Deposition and characterisation of multilayered PVD TiN/CrN coatings on cemented carbide

Abstract

In laboratory as well as in application tests, multilayered PVD coatings have shown enhanced mechanical and tribological properties as compared to today's single layered PVD coatings. A coating which has shown very interesting properties, such as high temperature stability and high fracture toughness, is multilayered PVD TiN/CrN. Our knowledge about the connection between the growth dynamics and the properties of this coating is, however, rather poor. Therefore, to further develop and optimise this coating, it is necessary to study the correlations between on the one hand the growth process, and on the other the microstructure, composition and mechanical properties of the coating.In this work growth rate, morphology, microstructure, chemical and phase composition, together with coating hardness, Young's modulus and fracture toughness of different multilayered PVD TiN/CrN coatings have been evaluated. All coatings have been deposited on cemented carbide substrates using a combination of reactive electron beam evaporation (Ti) and reactive d.c. magnetron sputtering (Cr). The influence of lamella thickness and different deposition parameters: substrate bias, magnetron sputtering power and nitrogen flow, on the above mentioned characteristics has been examined. In addition to the multilayered TiN/CrN coatings, homogeneous TiN and CrN have been included and compared.The investigation showed that a dense, fully cubic NaCl phase, multilayered PVD TiN/CrN coating with high fracture toughness can be deposited provided that the lamella thickness is kept less than 14 nm and 5 nm of TiN and CrN respectively.

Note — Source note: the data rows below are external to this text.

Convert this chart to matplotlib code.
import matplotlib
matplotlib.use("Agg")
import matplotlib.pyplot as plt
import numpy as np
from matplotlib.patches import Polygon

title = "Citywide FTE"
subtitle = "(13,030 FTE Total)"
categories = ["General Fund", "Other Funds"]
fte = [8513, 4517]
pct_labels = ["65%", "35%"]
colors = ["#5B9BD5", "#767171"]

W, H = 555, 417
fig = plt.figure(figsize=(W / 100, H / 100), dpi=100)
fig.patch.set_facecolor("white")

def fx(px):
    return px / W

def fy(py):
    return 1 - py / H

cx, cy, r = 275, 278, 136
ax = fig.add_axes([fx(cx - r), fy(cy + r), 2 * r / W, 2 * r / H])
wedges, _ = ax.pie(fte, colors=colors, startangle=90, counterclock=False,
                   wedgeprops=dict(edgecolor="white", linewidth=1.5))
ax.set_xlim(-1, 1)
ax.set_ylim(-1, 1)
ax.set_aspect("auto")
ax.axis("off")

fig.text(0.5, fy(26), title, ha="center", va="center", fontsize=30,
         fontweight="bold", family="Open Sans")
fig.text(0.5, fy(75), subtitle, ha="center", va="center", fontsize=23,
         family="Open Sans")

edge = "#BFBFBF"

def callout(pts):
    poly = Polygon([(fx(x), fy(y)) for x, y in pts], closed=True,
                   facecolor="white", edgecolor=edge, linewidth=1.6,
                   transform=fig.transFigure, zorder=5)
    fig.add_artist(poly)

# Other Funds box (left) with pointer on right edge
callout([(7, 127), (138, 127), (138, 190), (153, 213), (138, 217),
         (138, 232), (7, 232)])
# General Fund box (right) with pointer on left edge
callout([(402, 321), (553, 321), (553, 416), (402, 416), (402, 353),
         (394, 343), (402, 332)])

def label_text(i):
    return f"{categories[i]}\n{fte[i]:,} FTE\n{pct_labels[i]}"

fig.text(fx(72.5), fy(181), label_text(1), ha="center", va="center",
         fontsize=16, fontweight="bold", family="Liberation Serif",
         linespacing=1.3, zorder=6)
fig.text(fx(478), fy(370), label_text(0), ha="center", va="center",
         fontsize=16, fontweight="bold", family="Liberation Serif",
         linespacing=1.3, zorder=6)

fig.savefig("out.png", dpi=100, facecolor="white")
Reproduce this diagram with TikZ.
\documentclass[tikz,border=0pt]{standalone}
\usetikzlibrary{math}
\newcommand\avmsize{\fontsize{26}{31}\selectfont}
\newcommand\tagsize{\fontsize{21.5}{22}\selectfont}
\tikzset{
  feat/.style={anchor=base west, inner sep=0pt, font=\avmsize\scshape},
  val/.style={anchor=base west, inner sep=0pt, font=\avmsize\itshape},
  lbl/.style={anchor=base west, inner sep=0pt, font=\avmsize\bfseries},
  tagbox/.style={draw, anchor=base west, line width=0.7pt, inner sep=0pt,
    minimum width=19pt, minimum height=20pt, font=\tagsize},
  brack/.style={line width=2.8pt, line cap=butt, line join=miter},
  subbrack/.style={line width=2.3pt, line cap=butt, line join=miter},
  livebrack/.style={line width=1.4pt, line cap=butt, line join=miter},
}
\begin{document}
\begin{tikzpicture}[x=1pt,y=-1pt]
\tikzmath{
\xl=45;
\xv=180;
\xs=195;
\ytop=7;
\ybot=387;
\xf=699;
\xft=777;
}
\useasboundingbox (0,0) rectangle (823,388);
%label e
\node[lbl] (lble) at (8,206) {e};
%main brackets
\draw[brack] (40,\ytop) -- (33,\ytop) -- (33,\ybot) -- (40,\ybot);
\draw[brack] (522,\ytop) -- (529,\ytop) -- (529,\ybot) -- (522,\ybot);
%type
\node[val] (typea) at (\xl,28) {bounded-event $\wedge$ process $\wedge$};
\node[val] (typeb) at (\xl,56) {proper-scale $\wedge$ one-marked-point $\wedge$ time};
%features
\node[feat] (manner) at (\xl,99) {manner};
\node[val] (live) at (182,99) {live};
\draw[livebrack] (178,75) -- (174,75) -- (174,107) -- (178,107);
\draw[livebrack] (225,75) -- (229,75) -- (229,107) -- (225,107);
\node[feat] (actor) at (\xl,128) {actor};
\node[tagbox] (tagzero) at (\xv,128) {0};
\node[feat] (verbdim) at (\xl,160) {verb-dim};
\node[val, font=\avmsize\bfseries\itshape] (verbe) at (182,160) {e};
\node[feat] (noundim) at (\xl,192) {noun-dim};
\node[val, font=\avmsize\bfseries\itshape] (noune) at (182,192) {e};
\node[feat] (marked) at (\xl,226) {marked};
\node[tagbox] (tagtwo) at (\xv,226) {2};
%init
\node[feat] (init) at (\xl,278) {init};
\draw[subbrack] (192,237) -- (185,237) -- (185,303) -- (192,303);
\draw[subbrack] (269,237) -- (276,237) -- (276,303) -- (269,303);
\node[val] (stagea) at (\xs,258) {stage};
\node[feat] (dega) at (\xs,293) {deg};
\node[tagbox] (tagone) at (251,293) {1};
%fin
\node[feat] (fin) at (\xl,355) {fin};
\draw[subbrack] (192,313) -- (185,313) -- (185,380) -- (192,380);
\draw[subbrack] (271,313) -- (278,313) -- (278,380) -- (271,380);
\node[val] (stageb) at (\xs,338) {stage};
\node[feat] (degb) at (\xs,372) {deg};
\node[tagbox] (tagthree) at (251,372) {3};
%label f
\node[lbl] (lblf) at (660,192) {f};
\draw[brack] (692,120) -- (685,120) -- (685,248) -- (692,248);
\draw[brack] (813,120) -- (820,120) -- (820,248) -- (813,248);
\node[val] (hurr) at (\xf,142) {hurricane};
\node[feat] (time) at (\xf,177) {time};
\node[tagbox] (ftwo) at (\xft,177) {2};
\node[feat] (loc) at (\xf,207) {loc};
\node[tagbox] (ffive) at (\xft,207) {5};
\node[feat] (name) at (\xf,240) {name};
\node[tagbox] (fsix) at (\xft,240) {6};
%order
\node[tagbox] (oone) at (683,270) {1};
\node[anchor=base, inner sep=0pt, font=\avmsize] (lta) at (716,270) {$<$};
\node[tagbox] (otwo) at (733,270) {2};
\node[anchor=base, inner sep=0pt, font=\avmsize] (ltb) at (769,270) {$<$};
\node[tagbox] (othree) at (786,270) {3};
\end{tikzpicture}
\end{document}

Thin lamellae seem to inhibit transformation from growth of the cubic NaCl phase to new phases, e.g. hexagonal β-Cr2N and metallic Cr. Furthermore, thin lamellae yielded a (200) preferred growth orientation while thicker lamellae generated a mixture of growth orientations. In addition, very thin lamellae must be deposited to obtain good fracture toughness. It was also found that it was necessary to use a negative substrate bias in order to obtain a high quality coating.